Dataset section:
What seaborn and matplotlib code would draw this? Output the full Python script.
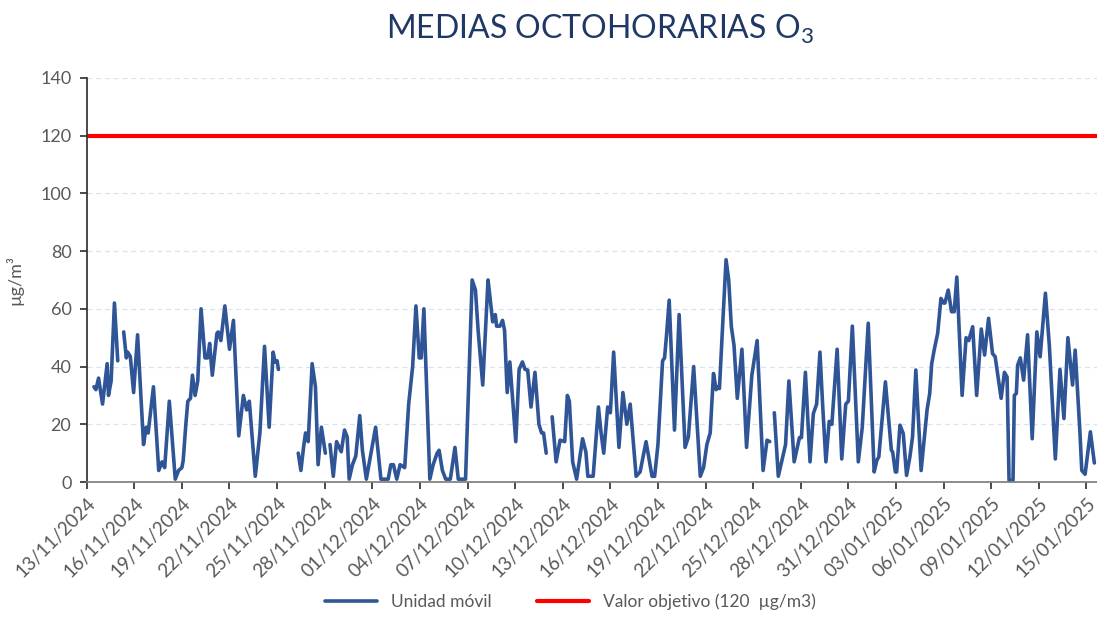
import numpy as np
import pandas as pd
import matplotlib
matplotlib.use("Agg")
import matplotlib.pyplot as plt
import seaborn as sns
from matplotlib.lines import Line2D


# medias octohorarias de O3 (hora desde 13/11/2024 00:00, valor en ug/m3), NaN = hueco sin datos
start = pd.Timestamp("2024-11-13 00:00")

hours = [11, 14, 18, 24, 31, 33, 37, 42, 47, 50,
         56, 60, 62, 66, 71, 77, 86, 90, 93, 101, 109, 114, 118, 125, 134, 139, 144, 146, 150, 153,
         157, 160, 164, 168, 173, 179, 183, 186, 190, 197, 199, 203, 209, 216, 222, 230, 237, 242, 246, 255,
         262, 269, 276, 282, 285, 288, 290, 292,
         320, 324, 328, 331, 335, 341, 346, 350, 355, 361, 363,
         368, 373, 378, 385, 390, 394, 397, 402, 407, 413, 417, 423, 430, 437, 445, 456, 460, 464, 469, 474,
         481, 487, 493, 498, 503, 506, 510, 519, 524, 530, 533, 538, 543, 550, 557, 562, 573, 583, 588, 592,
         599, 607, 610, 614, 618, 620, 625, 629, 632, 636, 640, 649, 654, 659, 663, 667, 672, 678, 684, 688,
         691, 695, 698,
         704, 710, 716, 723, 727, 730, 735, 741, 750, 755, 758, 766, 774, 778, 782, 788, 792, 797, 805, 811,
         817, 822, 831, 837, 846, 855, 859, 864, 871, 874, 877, 881, 889, 896, 905, 910, 918, 928, 933, 938,
         943, 948, 952, 955, 957, 962, 967, 971, 975, 979, 984, 991, 998, 1006, 1014, 1023, 1029, 1033, 1036,
         1040, 1046, 1053, 1057, 1062, 1070, 1078, 1081, 1087, 1094, 1099, 1104, 1109, 1113, 1118, 1123, 1127,
         1135, 1142, 1148, 1152, 1158, 1167, 1173, 1182, 1191, 1195, 1198, 1208, 1217, 1219, 1223, 1225, 1230,
         1235, 1240, 1245, 1249, 1254, 1262, 1271, 1275, 1278, 1282, 1287, 1292, 1296, 1298, 1303, 1308, 1312,
         1316, 1324, 1330, 1334, 1340, 1346, 1353, 1358, 1364, 1370, 1374, 1383, 1388, 1392, 1395, 1401, 1403,
         1406, 1408, 1412, 1417, 1423, 1430, 1437, 1442, 1450, 1456, 1465, 1472, 1478, 1484, 1491, 1495, 1502,
         1505, 1510, 1518, 1524]

ozone = [33, 32, 36, 27, 41, 30, 35, 62, 42, np.nan,
         52, 43, 45, 43.5, 31, 51, 13, 19, 17, 33, 4, 7, 5, 28, 1, 4, 5, 7.5, 20, 28,
         29, 37, 30, 35, 60, 43, 43, 48, 37, 51.5, 52, 49, 61, 46, 56, 16, 30, 25, 28, 2,
         17, 47, 19, 45, 41.5, 42, 39, np.nan,
         10, 4, 12, 17, 14, 41, 33, 6, 19, 10, np.nan,
         13, 2, 14, 10.5, 18, 15.6, 1, 6, 9, 23, 11, 1, 10, 19, 1, 1, 6, 6, 1, 6,
         5, 27, 40, 61, 43, 43, 60, 1, 6, 10, 11, 4, 1, 1, 12, 1, 1, 70, 66.5, 52.6,
         33.6, 70, 64, 55.5, 58, 54, 54, 56, 52.6, 31, 41.6, 14, 39, 41.6, 39, 38.8, 26, 38, 20, 17,
         17, 10, np.nan,
         22.6, 7, 14.5, 14, 30, 28, 7, 1, 15, 10.4, 2, 2, 26, 17, 10, 26, 24, 45, 12, 31,
         20, 27, 2, 3.5, 14, 2, 2, 13, 42, 43, 51, 63, 18, 58, 12, 15.6, 40, 2, 5, 13,
         17, 37.6, 32, 33, 32.4, 55, 77, 70, 53.8, 47.4, 29, 46, 12, 37, 49, 4, 14.5, 14, np.nan,
         24, 2, 9, 13, 35, 7, 15.4, 15.4, 38, 7, 23.7, 27, 45, 27, 7, 21, 20,
         46, 8, 27, 28, 54, 7, 19, 55, 3.5, 7.5, 8.7, 34.7, 11, 10.4, 3.5, 3.5, 19.7,
         16.8, 2.3, 8.7, 15.6, 38.8, 4, 25, 30.7, 41, 46, 51.5, 63.6, 62, 62, 66.5, 59, 59,
         71, 30, 50, 49, 53.8, 30, 53, 44, 56.7, 44.5, 43.4, 29, 38, 36.4, 0.6, 0.6, 30,
         30.7, 40.5, 43, 35.3, 51, 15, 52, 43.4, 65.4, 47, 8, 39, 22, 50, 33.6, 45.7, 18,
         4, 2.7, 17.4, 6.6]

limit = 120
series_labels = ["Unidad móvil", "Valor objetivo (120  µg/m3)"]
tick_dates = pd.date_range("2024-11-13", "2025-01-15", freq="3D")

df = pd.DataFrame({"hora": start + pd.to_timedelta(hours, unit="h"), "o3": ozone})
df["tramo"] = df["o3"].isna().cumsum()
df = df.dropna()

sns.set_theme(style="white")
plt.rcParams['font.family'] = ['Lato', 'DejaVu Sans']

blue = "#2F5597"
red = "#FF0000"
grey = "#595959"

fig = plt.figure(figsize=(10.97, 6.18), dpi=100)
ax = fig.add_axes([0.079, 0.22, 0.921, 0.654])

sns.lineplot(data=df, x="hora", y="o3", units="tramo", estimator=None,
             color=blue, linewidth=2.6, ax=ax)
ax.axhline(limit, color=red, linewidth=3)

ax.set_ylim(0, 140)
ax.set_yticks(range(0, 141, 20))
ax.set_xlim(start, start + pd.Timedelta(hours=1528))
ax.set_xticks(tick_dates)
ax.set_xticklabels([d.strftime("%d/%m/%Y") for d in tick_dates], rotation=45,
                   ha="right", rotation_mode="anchor")

ax.yaxis.grid(True, color="#D6E3F3", linestyle=(0, (4, 3)), linewidth=0.9)
ax.xaxis.grid(False)
ax.set_axisbelow(True)

for s in ["top", "right"]:
    ax.spines[s].set_visible(False)
ax.spines["left"].set_color("#333333")
ax.spines["bottom"].set_color("#7F7F7F")
ax.tick_params(axis="y", left=True, length=5, color="#333333", labelsize=13, labelcolor=grey, pad=6)
ax.tick_params(axis="x", bottom=True, length=5, color="#333333", labelsize=13.5, labelcolor=grey, pad=4)

ax.set_xlabel("")
ax.set_ylabel("µg/m³", fontsize=13, color=grey, labelpad=12)

fig.text(0.547, 0.953, "MEDIAS OCTOHORARIAS O$_\\mathregular{3}$", ha="center", va="center",
         fontsize=23, color="#1F3864")

handles = [Line2D([], [], color=blue, linewidth=2.6), Line2D([], [], color=red, linewidth=3)]
fig.legend(handles, series_labels, loc="lower center", bbox_to_anchor=(0.52, -0.012), ncol=2,
           frameon=False, fontsize=12.5, handlelength=3.0, columnspacing=2.6, labelcolor=grey)

fig.savefig("out.png", dpi=100)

Problem statement: Make an exact reproduction of the listing above, without any pictures.

Reply to the task:
What seaborn and matplotlib code would draw this? Output the full Python script.
import numpy as np
import pandas as pd
import matplotlib
matplotlib.use("Agg")
import matplotlib.pyplot as plt
import seaborn as sns
from matplotlib.lines import Line2D


# medias octohorarias de O3 (hora desde 13/11/2024 00:00, valor en ug/m3), NaN = hueco sin datos
start = pd.Timestamp("2024-11-13 00:00")

hours = [11, 14, 18, 24, 31, 33, 37, 42, 47, 50,
         56, 60, 62, 66, 71, 77, 86, 90, 93, 101, 109, 114, 118, 125, 134, 139, 144, 146, 150, 153,
         157, 160, 164, 168, 173, 179, 183, 186, 190, 197, 199, 203, 209, 216, 222, 230, 237, 242, 246, 255,
         262, 269, 276, 282, 285, 288, 290, 292,
         320, 324, 328, 331, 335, 341, 346, 350, 355, 361, 363,
         368, 373, 378, 385, 390, 394, 397, 402, 407, 413, 417, 423, 430, 437, 445, 456, 460, 464, 469, 474,
         481, 487, 493, 498, 503, 506, 510, 519, 524, 530, 533, 538, 543, 550, 557, 562, 573, 583, 588, 592,
         599, 607, 610, 614, 618, 620, 625, 629, 632, 636, 640, 649, 654, 659, 663, 667, 672, 678, 684, 688,
         691, 695, 698,
         704, 710, 716, 723, 727, 730, 735, 741, 750, 755, 758, 766, 774, 778, 782, 788, 792, 797, 805, 811,
         817, 822, 831, 837, 846, 855, 859, 864, 871, 874, 877, 881, 889, 896, 905, 910, 918, 928, 933, 938,
         943, 948, 952, 955, 957, 962, 967, 971, 975, 979, 984, 991, 998, 1006, 1014, 1023, 1029, 1033, 1036,
         1040, 1046, 1053, 1057, 1062, 1070, 1078, 1081, 1087, 1094, 1099, 1104, 1109, 1113, 1118, 1123, 1127,
         1135, 1142, 1148, 1152, 1158, 1167, 1173, 1182, 1191, 1195, 1198, 1208, 1217, 1219, 1223, 1225, 1230,
         1235, 1240, 1245, 1249, 1254, 1262, 1271, 1275, 1278, 1282, 1287, 1292, 1296, 1298, 1303, 1308, 1312,
         1316, 1324, 1330, 1334, 1340, 1346, 1353, 1358, 1364, 1370, 1374, 1383, 1388, 1392, 1395, 1401, 1403,
         1406, 1408, 1412, 1417, 1423, 1430, 1437, 1442, 1450, 1456, 1465, 1472, 1478, 1484, 1491, 1495, 1502,
         1505, 1510, 1518, 1524]

ozone = [33, 32, 36, 27, 41, 30, 35, 62, 42, np.nan,
         52, 43, 45, 43.5, 31, 51, 13, 19, 17, 33, 4, 7, 5, 28, 1, 4, 5, 7.5, 20, 28,
         29, 37, 30, 35, 60, 43, 43, 48, 37, 51.5, 52, 49, 61, 46, 56, 16, 30, 25, 28, 2,
         17, 47, 19, 45, 41.5, 42, 39, np.nan,
         10, 4, 12, 17, 14, 41, 33, 6, 19, 10, np.nan,
         13, 2, 14, 10.5, 18, 15.6, 1, 6, 9, 23, 11, 1, 10, 19, 1, 1, 6, 6, 1, 6,
         5, 27, 40, 61, 43, 43, 60, 1, 6, 10, 11, 4, 1, 1, 12, 1, 1, 70, 66.5, 52.6,
         33.6, 70, 64, 55.5, 58, 54, 54, 56, 52.6, 31, 41.6, 14, 39, 41.6, 39, 38.8, 26, 38, 20, 17,
         17, 10, np.nan,
         22.6, 7, 14.5, 14, 30, 28, 7, 1, 15, 10.4, 2, 2, 26, 17, 10, 26, 24, 45, 12, 31,
         20, 27, 2, 3.5, 14, 2, 2, 13, 42, 43, 51, 63, 18, 58, 12, 15.6, 40, 2, 5, 13,
         17, 37.6, 32, 33, 32.4, 55, 77, 70, 53.8, 47.4, 29, 46, 12, 37, 49, 4, 14.5, 14, np.nan,
         24, 2, 9, 13, 35, 7, 15.4, 15.4, 38, 7, 23.7, 27, 45, 27, 7, 21, 20,
         46, 8, 27, 28, 54, 7, 19, 55, 3.5, 7.5, 8.7, 34.7, 11, 10.4, 3.5, 3.5, 19.7,
         16.8, 2.3, 8.7, 15.6, 38.8, 4, 25, 30.7, 41, 46, 51.5, 63.6, 62, 62, 66.5, 59, 59,
         71, 30, 50, 49, 53.8, 30, 53, 44, 56.7, 44.5, 43.4, 29, 38, 36.4, 0.6, 0.6, 30,
         30.7, 40.5, 43, 35.3, 51, 15, 52, 43.4, 65.4, 47, 8, 39, 22, 50, 33.6, 45.7, 18,
         4, 2.7, 17.4, 6.6]

limit = 120
series_labels = ["Unidad móvil", "Valor objetivo (120  µg/m3)"]
tick_dates = pd.date_range("2024-11-13", "2025-01-15", freq="3D")

df = pd.DataFrame({"hora": start + pd.to_timedelta(hours, unit="h"), "o3": ozone})
df["tramo"] = df["o3"].isna().cumsum()
df = df.dropna()

sns.set_theme(style="white")
plt.rcParams['font.family'] = ['Lato', 'DejaVu Sans']

blue = "#2F5597"
red = "#FF0000"
grey = "#595959"

fig = plt.figure(figsize=(10.97, 6.18), dpi=100)
ax = fig.add_axes([0.079, 0.22, 0.921, 0.654])

sns.lineplot(data=df, x="hora", y="o3", units="tramo", estimator=None,
             color=blue, linewidth=2.6, ax=ax)
ax.axhline(limit, color=red, linewidth=3)

ax.set_ylim(0, 140)
ax.set_yticks(range(0, 141, 20))
ax.set_xlim(start, start + pd.Timedelta(hours=1528))
ax.set_xticks(tick_dates)
ax.set_xticklabels([d.strftime("%d/%m/%Y") for d in tick_dates], rotation=45,
                   ha="right", rotation_mode="anchor")

ax.yaxis.grid(True, color="#D6E3F3", linestyle=(0, (4, 3)), linewidth=0.9)
ax.xaxis.grid(False)
ax.set_axisbelow(True)

for s in ["top", "right"]:
    ax.spines[s].set_visible(False)
ax.spines["left"].set_color("#333333")
ax.spines["bottom"].set_color("#7F7F7F")
ax.tick_params(axis="y", left=True, length=5, color="#333333", labelsize=13, labelcolor=grey, pad=6)
ax.tick_params(axis="x", bottom=True, length=5, color="#333333", labelsize=13.5, labelcolor=grey, pad=4)

ax.set_xlabel("")
ax.set_ylabel("µg/m³", fontsize=13, color=grey, labelpad=12)

fig.text(0.547, 0.953, "MEDIAS OCTOHORARIAS O$_\\mathregular{3}$", ha="center", va="center",
         fontsize=23, color="#1F3864")

handles = [Line2D([], [], color=blue, linewidth=2.6), Line2D([], [], color=red, linewidth=3)]
fig.legend(handles, series_labels, loc="lower center", bbox_to_anchor=(0.52, -0.012), ncol=2,
           frameon=False, fontsize=12.5, handlelength=3.0, columnspacing=2.6, labelcolor=grey)

fig.savefig("out.png", dpi=100)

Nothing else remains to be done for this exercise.